Sin embargo, la guerra se apodera del trasfondo del filme, como una parte fundamental del escenario donde se desarrolla: los soldados y tanques como sustitutos de los antiguos peregrinos chaucerianos, la población civil movilizada, el apagón nocturno para evitar ofrecer un blanco fácil a los bombarderos de la Luftwaffe, las horribles huellas de las explosiones del Baedeker Blitz de la primavera de 1942. Las trágicas ausencias personales. En este sentido, la introducción da paso al argumento con una elipsis similar a aquella preciosa inmersión en los baños públicos del anciano Clive Candy en Vida y muerte del coronel Blimp, exacta simbolización del río de la existencia. Aquí, un noble medieval lanza su halcón en pos de una torcaz, en medio de la bucólica campiña del condado de Kent. La cámara sigue el vuelo del ave que, a través de un corte de montaje, queda transformada en un avión de la RAF. Powell y Pressburger devuelven la mirada al hombre, que ahora viste casco de acero y atuendo marcial. La imagen es triste, pesimista. La película; no. En Un cuento de Canterbury, la inefable barbarie no impide ver el conmovedor bosque histórico y humano que acoge la obra. En realidad, la apertura de la narración nace en el campanario de la catedral de Canterbury, envuelto en música grave y trascendente, con el objetivo observando desde lo alto, como lo haría una divinidad benéfica y protectora. De hecho, a lo largo del metraje, la importancia del uso y la presencia de la luz reafirmará esta idea de trascendencia mística.
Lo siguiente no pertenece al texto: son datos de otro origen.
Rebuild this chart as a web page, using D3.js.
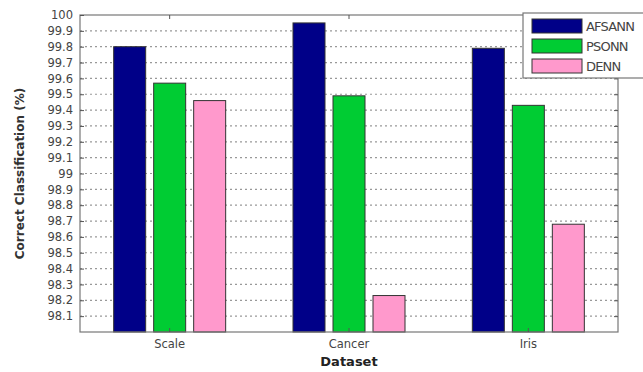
<!DOCTYPE html>
<html><head><meta charset="utf-8">
<script src="https://cdn.jsdelivr.net/npm/d3@7"></script>
<style>body{margin:0;background:#fff;} svg{display:block;}</style>
</head><body>
<svg id="c" width="643" height="372"></svg>
<script>
const categories = ["Scale", "Cancer", "Iris"];
const seriesNames = ["AFSANN", "PSONN", "DENN"];
const AFSANN = [99.80, 99.95, 99.79];
const PSONN = [99.57, 99.49, 99.43];
const DENN = [99.46, 98.23, 98.68];
const yTicks = [98.1,98.2,98.3,98.4,98.5,98.6,98.7,98.8,98.9,99,99.1,99.2,99.3,99.4,99.5,99.6,99.7,99.8,99.9,100];
const colors = ["#000088", "#00cc33", "#ff99cc"];
const values = [AFSANN, PSONN, DENN];

const svg = d3.select("#c");
const L = 80, R = 618, T = 15, B = 332;
const x = d3.scaleBand().domain(categories).range([L, R]).padding(0);
const xi = d3.scaleBand().domain(seriesNames).range([0, 112]).paddingInner(0.2).paddingOuter(0);
const y = d3.scaleLinear().domain([98, 100]).range([B, T]);

// grid
svg.append("g").selectAll("line").data(yTicks.filter(d => d < 100)).join("line")
  .attr("x1", L).attr("x2", R).attr("y1", d => y(d)).attr("y2", d => y(d))
  .attr("stroke", "#999").attr("stroke-width", 1.2).attr("stroke-dasharray", "2,3");

// bars
categories.forEach((c, ci) => {
  const g = svg.append("g").attr("transform", `translate(${x(c) + x.bandwidth()/2 - 56},0)`);
  seriesNames.forEach((s, si) => {
    g.append("rect").attr("x", xi(s)).attr("width", xi.bandwidth())
      .attr("y", y(values[si][ci])).attr("height", B - y(values[si][ci]))
      .attr("fill", colors[si]).attr("stroke", "#333").attr("stroke-width", 1);
  });
});

// frame
svg.append("rect").attr("x", L).attr("y", T).attr("width", R - L).attr("height", B - T)
  .attr("fill", "none").attr("stroke", "#777").attr("stroke-width", 1.2);

// y axis left
const yAxis = d3.axisLeft(y).tickValues(yTicks).tickSize(-4).tickPadding(7).tickFormat(d => d3.format("")(+d.toFixed(1)));
const ga = svg.append("g").attr("transform", `translate(${L},0)`).call(yAxis);
ga.select(".domain").remove();
ga.selectAll("line").attr("stroke", "#555");
ga.selectAll("text").attr("font-family", "DejaVu Sans, sans-serif").attr("font-size", 11.5).attr("fill", "#444");
// right ticks
const gr = svg.append("g").attr("transform", `translate(${R},0)`).call(d3.axisRight(y).tickValues(yTicks).tickSize(-4).tickFormat(""));
gr.select(".domain").remove(); gr.selectAll("line").attr("stroke", "#555");

// x axis
const gx = svg.append("g").attr("transform", `translate(0,${B})`).call(d3.axisBottom(x).tickSize(-4).tickPadding(8));
gx.select(".domain").remove(); gx.selectAll("line").attr("stroke", "#555");
gx.selectAll("text").attr("font-family", "DejaVu Sans, sans-serif").attr("font-size", 11.5).attr("fill", "#444");
const gt = svg.append("g").attr("transform", `translate(0,${T})`).call(d3.axisTop(x).tickSize(-4).tickFormat(""));
gt.select(".domain").remove(); gt.selectAll("line").attr("stroke", "#555");

// titles
svg.append("text").attr("x", (L + R)/2).attr("y", 366).attr("text-anchor", "middle")
  .attr("font-family", "DejaVu Sans, sans-serif").attr("font-weight", "bold").attr("font-size", 13).attr("fill", "#222").text("Dataset");
svg.append("text").attr("transform", `translate(24,${(T+B)/2}) rotate(-90)`).attr("text-anchor", "middle")
  .attr("font-family", "DejaVu Sans, sans-serif").attr("font-weight", "bold").attr("font-size", 12).attr("fill", "#333").text("Correct Classification (%)");

// legend
const lg = svg.append("g");
lg.append("rect").attr("x", 523).attr("y", 13).attr("width", 130).attr("height", 65)
  .attr("fill", "#fff").attr("stroke", "#777").attr("stroke-width", 1.2);
seriesNames.forEach((s, i) => {
  lg.append("rect").attr("x", 532).attr("y", 19 + i * 20).attr("width", 50).attr("height", 14)
    .attr("fill", colors[i]).attr("stroke", "#333");
  lg.append("text").attr("x", 586).attr("y", 31 + i * 20).attr("font-family", "DejaVu Sans, sans-serif")
    .attr("font-size", 13).attr("letter-spacing", -0.8).attr("fill", "#444").text(s);
});
</script>
</body></html>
Es por tanto el Destino el encargado de unir los caminos de Bob Sweet, sargento del ejército estadounidense acampado en Inglaterra; Alison Smith, una joven voluntaria civil, y Peter Gibbs, sargento de las fuerzas británicas; todos ellos congregados por azar en la minúscula localidad de Chillingbourne, a los pies de Canterbury. En cierta manera, la irrupción del enigmático ‘hombre del pegamento’ sigue esta idea de la injerencia de lo sobrenatural, ‘mcguffin’ que sirve una leve trama de intriga que ejercerá como hilo conductor de la cinta –aunque, en su desenlace, la vertiente ‘sexual’ de su excusa resulte un tanto anticuada vista a día de hoy-. Esta misteriosa figura actúa por tanto como intermediario iluminado dentro del recorrido íntimo que el singular trío protagonista experimentará en la aislada e idílica campiña británica, espacio de paz, contemplación y reencuentro con las maravillas de la vida, indelebles incluso para el horror más absoluto, que apenas logra arañar su quietud exterior por medio de los ruidosos e impertinentes carros de combate.

Un Cuento de Canterbury

En medio de este paisaje romántico, retratado en bellísimas postales por Powell y Pressburger -quienes retornaban al blanco y negro con la hermosa fotografía de Erwin Hillier-, Bob, Allison y Peter, perfectamente perfilados en sus características personales –sencillo, pragmático y afable; audaz, honesta y valerosa; inteligente, decidido y con una melancolía disfrazada de conformismo, respectivamente- conviven, sienten; airean sus cicatrices comunes, descubren sus inquietudes y anhelos compartidos. Los actores, alejados del relumbrón de las estrellas cinematográficas, son identificables como cualquier hijo de vecino. Ejemplo paradigmático de ello es John Sweet, quien comparte apellido y buena parte de su aventura vital con su alter ego en escena, Bob Sweet. Natural de Minnesota y también sargento de servicio en Reino Unido, sería escogido por su representación física y emocional del americano que explora los prodigios cotidianos de un mundo cercano y distante para él. Sweet expresa con fidelidad la campechanía y la despistada jovialidad de su personaje, que se transforma en lo que de inicio parece una intrusiva familiaridad para, poco a poco, desnudar su alma delicada y amable, llena de curiosidad y entusiasmo, más pensativa y profunda de lo que dictan las apariencias. Sweet acabaría donando sus 2.000 dólares de sueldo a la Asociación Nacional para el Progreso de las Personas de Color.

Regresando a los fotogramas, el tono dulce y el ritmo apacible del relato, donde toda muestra de candidez está bien entendida, festeja los firmes valores morales disfrazados en el costumbrismo de la historia y, en conclusión, el entendimiento ecuménico entre gentes y culturas –los entrañables desacuerdos y encuentros entre provincianos y londinenses y entre ingleses y americanos, que en la pareja de cineastas alcanzará su cénit en la venidera A vida o muerte-. Este sentir optimista no significa que Un cuento de Canterbury renuncie a reconocer la doliente tristeza que propicia tan abominable contexto histórico –las visitas americanas que siempre llegan en uniforme militar-, pero, en conjunto, la arrebatadora fuerza de su vitalidad consigue despejar los nubarrones que cubren Europa. Michael Powell y Emeric Pressburguer creen en los milagros. Creen en la humanidad. Fracasarían rotundamente en crítica y taquilla.